Data excerpt:
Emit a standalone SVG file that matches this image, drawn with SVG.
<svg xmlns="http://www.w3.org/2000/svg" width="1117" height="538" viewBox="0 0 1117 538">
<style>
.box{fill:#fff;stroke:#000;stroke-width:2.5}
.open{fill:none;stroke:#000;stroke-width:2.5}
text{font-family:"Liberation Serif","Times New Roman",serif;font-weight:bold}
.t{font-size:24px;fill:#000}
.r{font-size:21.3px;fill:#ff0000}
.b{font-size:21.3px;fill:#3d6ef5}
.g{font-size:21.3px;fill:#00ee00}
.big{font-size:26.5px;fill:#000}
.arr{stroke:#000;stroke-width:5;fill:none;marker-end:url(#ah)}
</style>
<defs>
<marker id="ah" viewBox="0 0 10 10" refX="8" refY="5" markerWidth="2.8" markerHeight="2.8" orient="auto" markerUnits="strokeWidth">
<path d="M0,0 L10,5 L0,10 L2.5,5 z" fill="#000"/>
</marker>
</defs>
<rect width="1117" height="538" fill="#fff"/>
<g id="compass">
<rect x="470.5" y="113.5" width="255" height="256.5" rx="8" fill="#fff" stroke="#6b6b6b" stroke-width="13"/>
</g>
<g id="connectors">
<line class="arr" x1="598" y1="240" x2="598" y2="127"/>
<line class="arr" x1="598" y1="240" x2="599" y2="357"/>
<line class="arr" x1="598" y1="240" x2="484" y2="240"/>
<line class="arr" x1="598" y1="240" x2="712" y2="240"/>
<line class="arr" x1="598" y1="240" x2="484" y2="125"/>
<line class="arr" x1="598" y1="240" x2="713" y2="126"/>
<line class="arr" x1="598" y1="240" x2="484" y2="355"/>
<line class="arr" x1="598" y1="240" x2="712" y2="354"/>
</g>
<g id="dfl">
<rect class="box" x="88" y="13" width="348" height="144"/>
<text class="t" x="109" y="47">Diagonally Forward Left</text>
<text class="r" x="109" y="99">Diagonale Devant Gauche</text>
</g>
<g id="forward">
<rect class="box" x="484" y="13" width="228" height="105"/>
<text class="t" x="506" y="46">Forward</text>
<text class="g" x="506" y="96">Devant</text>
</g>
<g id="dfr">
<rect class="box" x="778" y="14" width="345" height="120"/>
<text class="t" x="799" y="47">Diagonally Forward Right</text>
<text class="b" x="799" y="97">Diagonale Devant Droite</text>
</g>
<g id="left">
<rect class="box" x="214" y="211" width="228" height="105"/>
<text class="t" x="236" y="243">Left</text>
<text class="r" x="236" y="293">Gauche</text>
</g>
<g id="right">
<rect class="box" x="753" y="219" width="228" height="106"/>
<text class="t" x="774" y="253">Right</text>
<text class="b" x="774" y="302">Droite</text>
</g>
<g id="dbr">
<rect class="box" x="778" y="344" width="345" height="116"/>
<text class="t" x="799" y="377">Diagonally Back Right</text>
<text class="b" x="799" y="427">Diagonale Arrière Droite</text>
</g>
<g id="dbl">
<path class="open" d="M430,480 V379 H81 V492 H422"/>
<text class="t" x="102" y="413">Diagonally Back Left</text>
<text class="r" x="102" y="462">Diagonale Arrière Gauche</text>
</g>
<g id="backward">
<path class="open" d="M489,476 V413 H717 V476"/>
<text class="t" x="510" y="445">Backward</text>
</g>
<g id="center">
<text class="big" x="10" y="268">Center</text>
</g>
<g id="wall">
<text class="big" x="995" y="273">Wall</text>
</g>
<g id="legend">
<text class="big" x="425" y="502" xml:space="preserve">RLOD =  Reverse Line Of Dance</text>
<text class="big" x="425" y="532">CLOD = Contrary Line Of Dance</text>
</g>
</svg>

Written exercise: Extract all of the data shown above and repeat it verbatim.

The result:
Emit a standalone SVG file that matches this image, drawn with SVG.
<svg xmlns="http://www.w3.org/2000/svg" width="1117" height="538" viewBox="0 0 1117 538">
<style>
.box{fill:#fff;stroke:#000;stroke-width:2.5}
.open{fill:none;stroke:#000;stroke-width:2.5}
text{font-family:"Liberation Serif","Times New Roman",serif;font-weight:bold}
.t{font-size:24px;fill:#000}
.r{font-size:21.3px;fill:#ff0000}
.b{font-size:21.3px;fill:#3d6ef5}
.g{font-size:21.3px;fill:#00ee00}
.big{font-size:26.5px;fill:#000}
.arr{stroke:#000;stroke-width:5;fill:none;marker-end:url(#ah)}
</style>
<defs>
<marker id="ah" viewBox="0 0 10 10" refX="8" refY="5" markerWidth="2.8" markerHeight="2.8" orient="auto" markerUnits="strokeWidth">
<path d="M0,0 L10,5 L0,10 L2.5,5 z" fill="#000"/>
</marker>
</defs>
<rect width="1117" height="538" fill="#fff"/>
<g id="compass">
<rect x="470.5" y="113.5" width="255" height="256.5" rx="8" fill="#fff" stroke="#6b6b6b" stroke-width="13"/>
</g>
<g id="connectors">
<line class="arr" x1="598" y1="240" x2="598" y2="127"/>
<line class="arr" x1="598" y1="240" x2="599" y2="357"/>
<line class="arr" x1="598" y1="240" x2="484" y2="240"/>
<line class="arr" x1="598" y1="240" x2="712" y2="240"/>
<line class="arr" x1="598" y1="240" x2="484" y2="125"/>
<line class="arr" x1="598" y1="240" x2="713" y2="126"/>
<line class="arr" x1="598" y1="240" x2="484" y2="355"/>
<line class="arr" x1="598" y1="240" x2="712" y2="354"/>
</g>
<g id="dfl">
<rect class="box" x="88" y="13" width="348" height="144"/>
<text class="t" x="109" y="47">Diagonally Forward Left</text>
<text class="r" x="109" y="99">Diagonale Devant Gauche</text>
</g>
<g id="forward">
<rect class="box" x="484" y="13" width="228" height="105"/>
<text class="t" x="506" y="46">Forward</text>
<text class="g" x="506" y="96">Devant</text>
</g>
<g id="dfr">
<rect class="box" x="778" y="14" width="345" height="120"/>
<text class="t" x="799" y="47">Diagonally Forward Right</text>
<text class="b" x="799" y="97">Diagonale Devant Droite</text>
</g>
<g id="left">
<rect class="box" x="214" y="211" width="228" height="105"/>
<text class="t" x="236" y="243">Left</text>
<text class="r" x="236" y="293">Gauche</text>
</g>
<g id="right">
<rect class="box" x="753" y="219" width="228" height="106"/>
<text class="t" x="774" y="253">Right</text>
<text class="b" x="774" y="302">Droite</text>
</g>
<g id="dbr">
<rect class="box" x="778" y="344" width="345" height="116"/>
<text class="t" x="799" y="377">Diagonally Back Right</text>
<text class="b" x="799" y="427">Diagonale Arrière Droite</text>
</g>
<g id="dbl">
<path class="open" d="M430,480 V379 H81 V492 H422"/>
<text class="t" x="102" y="413">Diagonally Back Left</text>
<text class="r" x="102" y="462">Diagonale Arrière Gauche</text>
</g>
<g id="backward">
<path class="open" d="M489,476 V413 H717 V476"/>
<text class="t" x="510" y="445">Backward</text>
</g>
<g id="center">
<text class="big" x="10" y="268">Center</text>
</g>
<g id="wall">
<text class="big" x="995" y="273">Wall</text>
</g>
<g id="legend">
<text class="big" x="425" y="502" xml:space="preserve">RLOD =  Reverse Line Of Dance</text>
<text class="big" x="425" y="532">CLOD = Contrary Line Of Dance</text>
</g>
</svg>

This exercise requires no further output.